Monday, 14 March 2011

Kesari Wada

Kesari Wada-previously known as Gaikwad Wada- has become a historical monument in Pune hallowed by a long stay there of the Father of Indian Unrest and a great leader Lokmanya Bal Gangadhar Tilak. The site has witnessed many important events in the Indian Freedom Struggle and hence boasts of history and culture. Kesari Wada is located in the Narayan Peth area of the city. Distance from the Swargate Station to Keasari Wada is about 5 km while that from Deccan Bus Stop is about 2 km. The Omkareshwar Temple and the Modi Ganesh Temple can be given as nearby famous landmarks.

Historical Background :
Lokmanya Tilak purchased this estate from Shrimant Sayajirao Gaikwad Sarkar in 1905. Gaikwad Sarkar had built this Wada for his own stay there: but having heard about Tilak’s future plans in the freedom struggle, sold it with pleasure. Tilak stayed here in Gaikwad Wada from 1905 till he breathed his last in 1920. Tilak also housed the offices of his newspapers Kesari and Maratha in this place and renamed Gaikwad Wada as Kesari Wada. Kesari Wada holds its own importance in the history of Indian freedom struggle. This used to be the place for nightlong discussions of the eminent national leaders concerned about overthrowing tyrannical British Rule over India. It was in the courtyard of the Kesari Wada itself that Tilak strategically started the annual Ganesh festival as a means to unite people and prepare them for the freedom struggle.

Kesari Wada at Present:
The building that we see today is not the Kesari Wada in its original form but has undergone many renovations. The huge wooden main entrance to the building however, is still the original one. Roaring lions have been carved out on both the doors of the entrance as ‘Kesari’ in Sanskrit means ‘Lion’ in English. As you enter in, a couple of beautiful carvings on both the sides in the wall catch your eye. These carvings show Tilak initiating the celebrations of the Ganesh festival and Shivjayanti Festival. Tilak’s expanding the frontiers of these two festivals and giving them a public form was a major contribution to the Indian freedom struggle.

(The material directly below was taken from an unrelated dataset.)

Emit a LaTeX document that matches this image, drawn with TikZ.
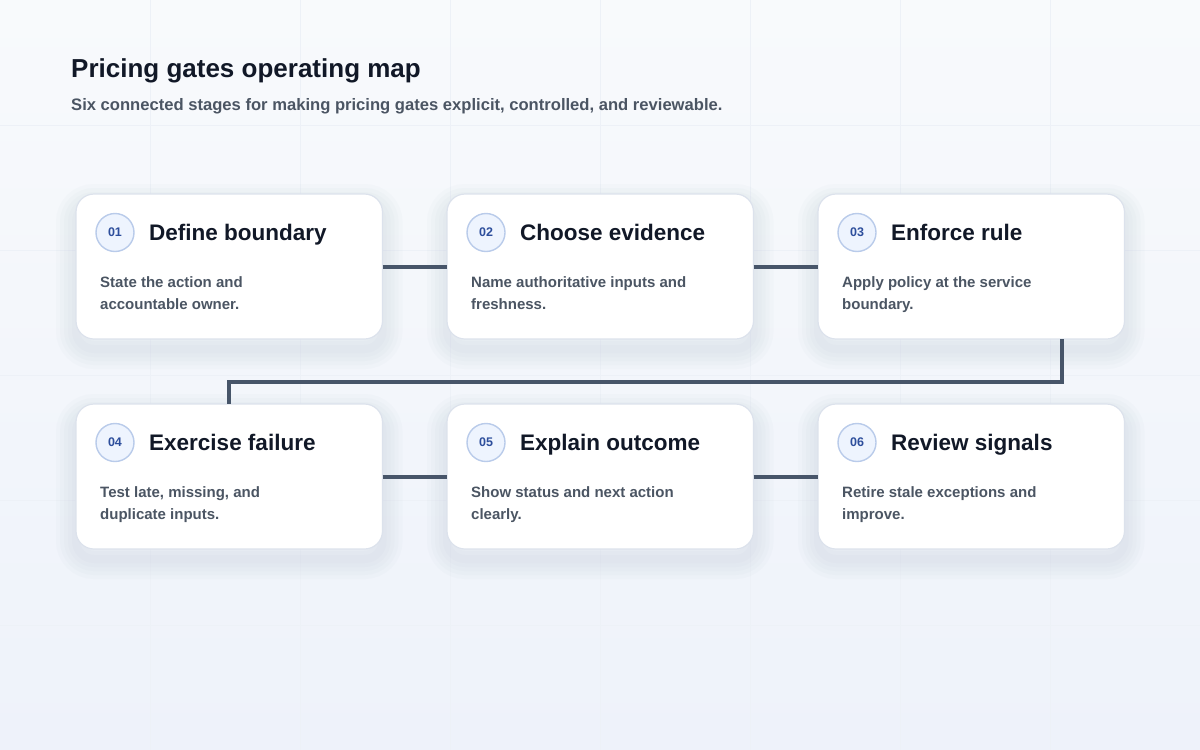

As you move on, you see plenty of open space all around. This used to be the place for social gatherings, lectures and meetings during the Ganesh festival in pre independence era. Even today, many cultural programmes like music concerts, lectures and competitions are organized here during the Ganesh festival. This open ground can accommodate around three thousand people at a time.

To your immediate left, you see the building housing many offices including a couple of branch offices of the Bank of Maharashtra on the first and second floors and Kesari-maratha Trust Office on the third one. On the right side, you can see the spacious Lokmanya Sabhagriha (Hall) which has been a popular venue for many programmes.

As you move across the open ground of the Wada, a beautiful gold plated Ganesh idol catches your attention. Bronze statue of Lokmanya Tilak at the back of the Ganesh idol, too is a good piece of work. Kesari-Maratha Library. Lokmanya Tilak founded a separate library for his newspapers Kesari and Maratha on 1st of August 1912 here in Kesari Wada. The library contains many books written by Professor Jinsiwale, Lokhitwadi and other contemporary intellectuals. There are more than 50,000 books in the library. The collection of cuttings useful for the newspapers, too, can be seen here. The library is on the second floor of the building.

Tilak Museum:
This can be called the main attraction of the Kesari Wada. The Tilak Museum was inaugurated on 22nd of January, 1999 by the then Congress President Shrimati Soniya Gandhi.

The museum displays the legendary career of Tilak right from his genealogical table and horoscope to his holy remains. The replica of Tilak’s study room and that of his cell in Mandalay Jail are awesome. Moreover most of Tilak’s personal items like his clothes, books, watch and the like have been kept here in the museum.

How to Reach :
Reaching Kesari Wada is pretty easy. Hiring the auto rickshaw is the best option. As mentioned earlier, the site is close from the Swargate Station and even closer from the Deccan Bus Stop.

The library and the Museum in Kesari Wada are open on all seven days of the week from 10 A.M. to 01 P.M. and again from 03 P.M. to 06 P.M. No entry fee is charged for going in the Museum.